One of the things that the IESG has been concerned about recently is 
that the number of outstanding Discusses is growing. We talked about 
this in our May retreat and identified some actions to help reduce this 
problem. For instance, better tool support so that the ADs would better 
see the different things that are waiting for their action, getting the 
document shepherds better involved in the resolution process, informing 
authors how they should respond to Discusses, using RFC Editor notes to 
make small changes when the authors are slow in producing a new version, 
better checks of documents before they come to telechats (e.g., to 
ensure that formal syntax in a document is free of errors), etc. These 
would be in addition to the usual things we'd do, like debate whether 
the Discuss was within the Discuss criteria, whether the issue is real, 
try to ensure that the AD and the authors are being responsive over 
e-mail, etc.

Another interesting area to think about is the time that our processes 
take. For instance, documents that go through me take on the average 
five months from publication request to approval. But there is a lot of 
variation. This time includes everything from AD review, IETF Last Call 
to IESG review and waiting for document revisions, etc. One interesting 
piece of information is that documents that require no revision during 
this process are very rare, but they go through the system about five 
times as fast. If we look at the (unreliable) substates, they appear to 
indicate that the IESG processing time is divided roughly 1:2:1 for 
waiting on AD, authors, and mandatory process waits like last call periods.

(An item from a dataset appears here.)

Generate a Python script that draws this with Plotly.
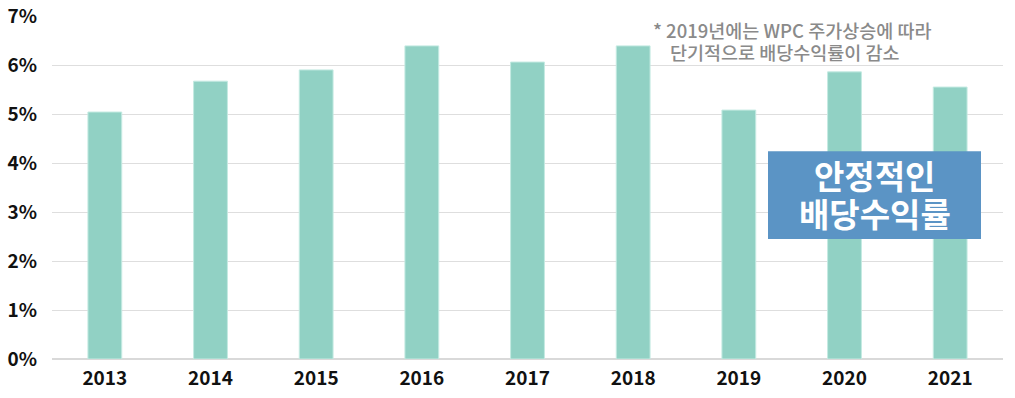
import plotly.graph_objects as go

years = ["2013", "2014", "2015", "2016", "2017", "2018", "2019", "2020", "2021"]
yield_pct = [5.04, 5.67, 5.90, 6.39, 6.06, 6.39, 5.08, 5.86, 5.55]
y_ticks = [0, 1, 2, 3, 4, 5, 6, 7]
y_tick_labels = [f"{v}%" for v in y_ticks]
note_lines = ["* 2019년에는 WPC 주가상승에 따라", "단기적으로 배당수익률이 감소"]
box_lines = ["안정적인", "배당수익률"]

FONT = "Noto Sans CJK KR"

fig = go.Figure()
fig.add_trace(go.Bar(
    x=years, y=yield_pct,
    marker=dict(color="#91d1c4", line=dict(color="#c4eae2", width=1)),
    width=0.32,
    hoverinfo="x+y",
))

fig.update_layout(
    width=1015, height=398,
    margin=dict(l=52, r=12, t=16, b=39),
    plot_bgcolor="white", paper_bgcolor="white",
    showlegend=False,
    font=dict(family=FONT, color="#111111"),
    xaxis=dict(
        showgrid=False, showline=True, linecolor="#d9d9d9", linewidth=1,
        tickfont=dict(family=FONT, size=19, color="#111111", weight=600),
        ticks="", ticklabelstandoff=2, automargin=False,
    ),
    yaxis=dict(
        range=[0, 7], tickvals=y_ticks, ticktext=y_tick_labels,
        showgrid=True, gridcolor="#dedede", gridwidth=1,
        zeroline=True, zerolinecolor="#d9d9d9",
        tickfont=dict(family=FONT, size=19, color="#111111", weight="bold"),
        ticks="", ticklabelstandoff=14, automargin=False,
    ),
)

note_pos = [(651, 30), (668, 52)]
for line, (px, py) in zip(note_lines, note_pos):
    fig.add_annotation(
        xref="paper", yref="paper", x=(px - 52) / 951, y=(359 - py) / 343,
        xanchor="left", yanchor="middle", align="left",
        text=line, showarrow=False,
        font=dict(family=FONT, size=18.5, color="#8a8a8a", weight=500),
    )

fig.add_shape(
    type="rect", xref="paper", yref="y",
    x0=(768 - 52) / 951, x1=(981 - 52) / 951, y0=2.45, y1=4.24,
    fillcolor="#5b94c5", line=dict(width=0), layer="above",
)
box_y = [3.75, 2.98]
for line, yy in zip(box_lines, box_y):
    fig.add_annotation(
        xref="paper", yref="y", x=(874.5 - 52) / 951, y=yy,
        xanchor="center", yanchor="middle", align="center",
        text=line, showarrow=False,
        font=dict(family=FONT, size=33, color="white", weight="bold"),
    )

fig.write_html("out.html")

I am working to extend the analysis a little bit further by including 
individual draft and WG document stages. You see some of the results of 
this in the third URL above, but I'd like to understand what fraction of 
the overall draft-smith-00 to RFC time is taken by the different stages 
for all IETF work, and how the stages have developed over time.

Comments and suggestions on what would be useful to measure are welcome.